Shah had also served as chairman of board of directors of different schools, colleges and trusts. He had also authored various articles in Nepal and abroad on the topics of history, politics, administration, literature, tourism etc.

Shah was a patriotic person, dedicated civil servant and an efficient administrator. "With his quality to identify and solve problems, democratic attitude and thorough political analysis, many people will remember him for a long time" writes Ghanashyam Kandel. Senior journalist Yuvaraj Ghimire points out that "Shah did not only display honesty and spotless nature during his 45 year long career in public positions, he had also become non-controversial despite the change in political system and successfully conducted four elections including parliamentary and local level ones. He was liberal, cooperative and continued academic studies even after retirement from public service." "Shah always tried to forge consensus among the election commissioners while taking key decisions and he had never tried to impose his ideas on others" recalls BIrendra Prasad Mishra, who had worked as the Election Commissioner under the tenure of Shah.

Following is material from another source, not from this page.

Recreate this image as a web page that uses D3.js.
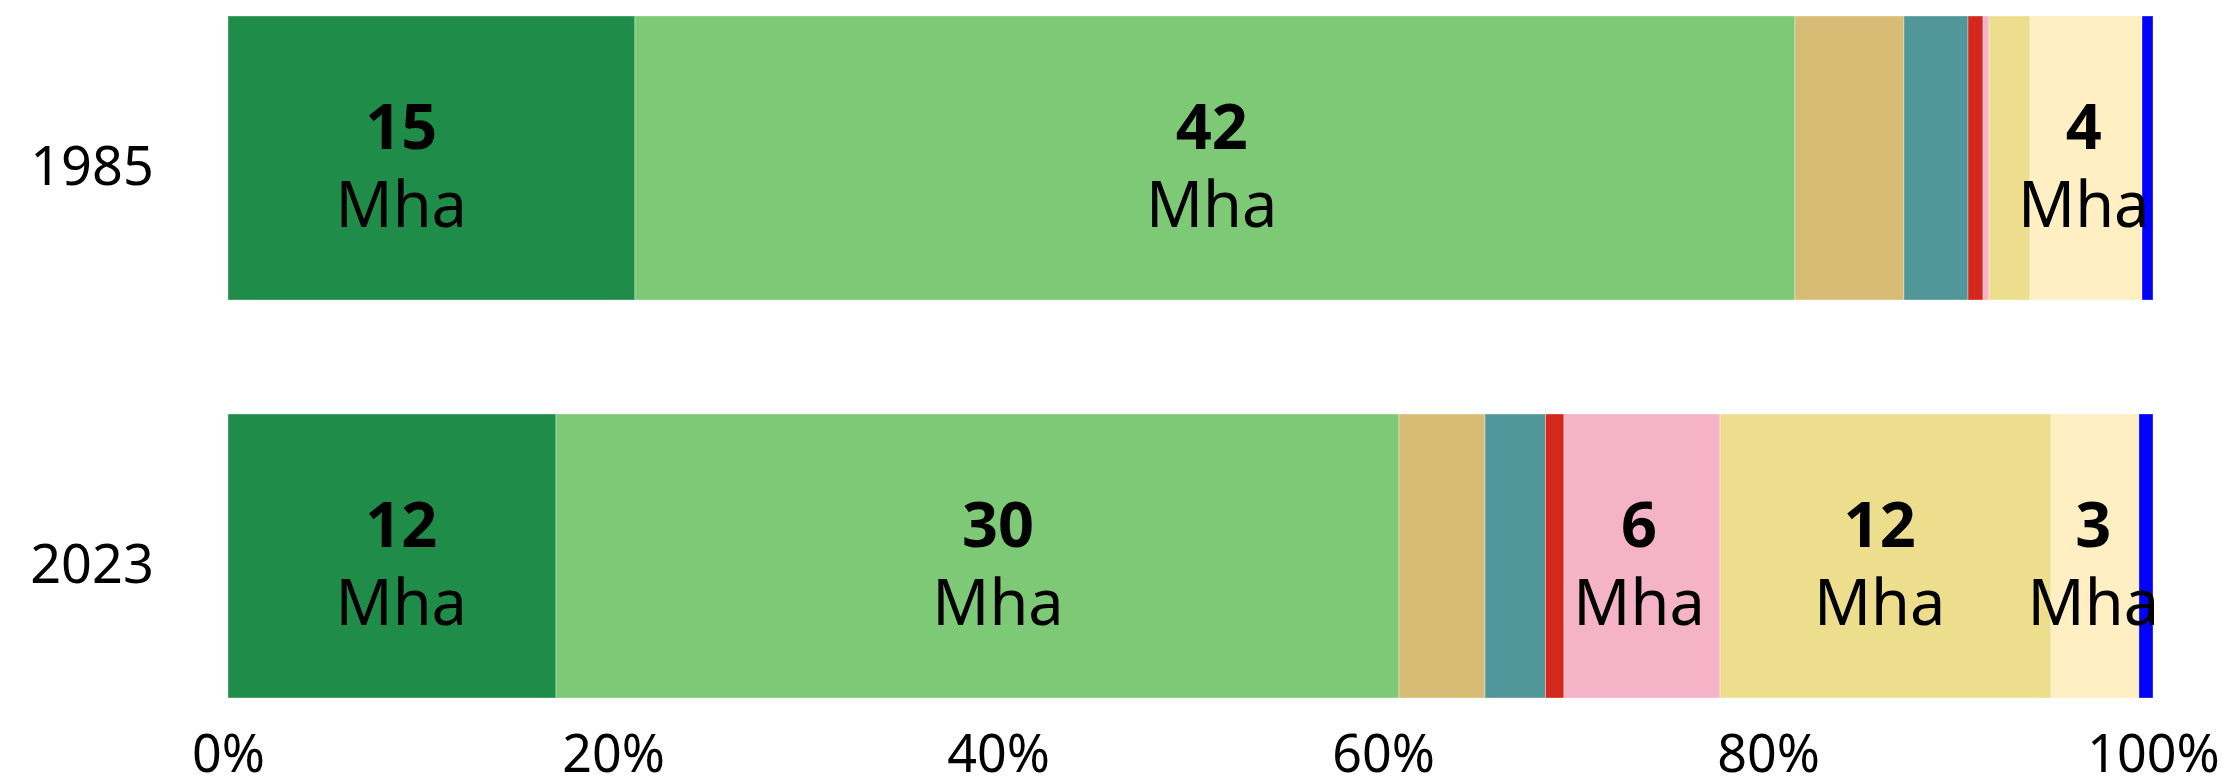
<!DOCTYPE html>
<html>
<head>
<meta charset="utf-8">
<script src="https://cdn.jsdelivr.net/npm/d3@7"></script>
<style>
  html, body { margin: 0; padding: 0; background: #fff; }
  svg { display: block; font-family: "Noto Sans", sans-serif; }
</style>
</head>
<body>
<svg id="chart" width="2223" height="777"></svg>
<script>
const years = ['1985', '2023'];
const classes = ['Forest formation', 'Savanna formation', 'Grassland', 'Wetland', 'Urban area',
  'Soybean', 'Pasture', 'Mosaic of uses', 'Water'];

// share of the total area, %
const share1985 = [21.14, 60.26, 5.66, 3.33, 0.78, 0.31, 2.13, 5.82, 0.57];
const share2023 = [17.04, 43.79, 4.47, 3.14, 0.96, 8.11, 17.19, 4.57, 0.73];

// labelled areas in Mha (null = no label) and where each label sits, in % of the bar
const mha1985 = [15, 42, null, null, null, null, null, 4, null];
const mha2023 = [12, 30, null, null, null, 6, 12, 3, null];
const labelAt1985 = [9, 51.1, null, null, null, null, null, 96.4, null];
const labelAt2023 = [9, 40, null, null, null, 73.3, 85.8, 96.9, null];

const ticks = [0, 20, 40, 60, 80, 100];

const palette = ['#1f8d49', '#7dc975', '#d6bc74', '#519799', '#d4271e',
  '#f5b3c8', '#edde8e', '#ffefc3', '#0000ff'];

const shares = [share1985, share2023];
const mha = [mha1985, mha2023];
const labelAt = [labelAt1985, labelAt2023];

const rows = years.map((year, i) => {
  const row = { year };
  classes.forEach((c, j) => { row[c] = shares[i][j]; });
  return row;
});

const series = d3.stack().keys(classes)(rows);

const svg = d3.select('#chart');

const x = d3.scaleLinear().domain([0, 100]).range([228, 2153]);
const y = d3.scaleBand().domain(years).range([16, 698]).paddingInner(0.2864);
const color = d3.scaleOrdinal().domain(classes).range(palette);

// stacked segments
svg.append('g')
  .selectAll('g')
  .data(series)
  .join('g')
  .attr('fill', (d) => color(d.key))
  .selectAll('rect')
  .data((d) => d)
  .join('rect')
  .attr('x', (d) => x(d[0]))
  .attr('y', (d) => y(d.data.year))
  .attr('width', (d) => x(d[1]) - x(d[0]))
  .attr('height', y.bandwidth())
  .attr('stroke', 'rgba(255,255,255,0.35)')
  .attr('stroke-width', 1);

// value labels
const labels = [];
years.forEach((year, i) => {
  mha[i].forEach((v, j) => {
    if (v !== null) labels.push({ year, value: v, at: labelAt[i][j] });
  });
});

const lab = svg.append('g')
  .selectAll('g')
  .data(labels)
  .join('g')
  .attr('transform', (d) => `translate(${x(d.at)},${y(d.year)})`)
  .attr('text-anchor', 'middle')
  .attr('fill', '#000');

lab.append('text')
  .attr('y', 133)
  .attr('font-size', 63)
  .attr('font-weight', 700)
  .text((d) => d.value);

lab.append('text')
  .attr('y', 211)
  .attr('font-size', 63)
  .text('Mha');

// year axis
const yAxis = svg.append('g')
  .attr('transform', `translate(${x(0)},0)`)
  .call(d3.axisLeft(y).tickSize(0));
yAxis.select('.domain').remove();
yAxis.attr('font-family', null).attr('font-size', 54);
yAxis.selectAll('text')
  .attr('x', -136)
  .attr('y', 27)
  .attr('dy', 0)
  .attr('text-anchor', 'middle')
  .attr('fill', '#000');

// percent axis
const xAxis = svg.append('g')
  .call(d3.axisBottom(x).tickValues(ticks).tickFormat((d) => d + '%').tickSize(0));
xAxis.select('.domain').remove();
xAxis.attr('font-family', null).attr('font-size', 52);
xAxis.selectAll('text')
  .attr('y', 772)
  .attr('dy', 0)
  .attr('fill', '#000');
</script>
</body>
</html>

As a student Shah was talented, a mixable friend, qualified administrator, honest and loving parent of his family members. He had extraordinary wisdom, dedication and hardworking capacity and capacity to analyze things. We all may get inspiration from his life full of dedication, hard work, honesty and high intellectual capacity.

==Lineage==
Bishnu Pratap Shah, according to the Shah dynastic linkage tree, directly represents the 16th generation of the then King Dravya Shah, the first king of Gorkha and Shah is descendant of Chandrarup Shah and Chautariya Pushkar Shah. Chandrarup Shah was the youngest son of King Prithwi-pati Shah [1] and Queen Kulangavati. He was appointed as Regent for his nephew Maharaj Nara Bhupal Shah, while Chautariya Pushkar Shah was appointed to the post of Prime Minister in 1838.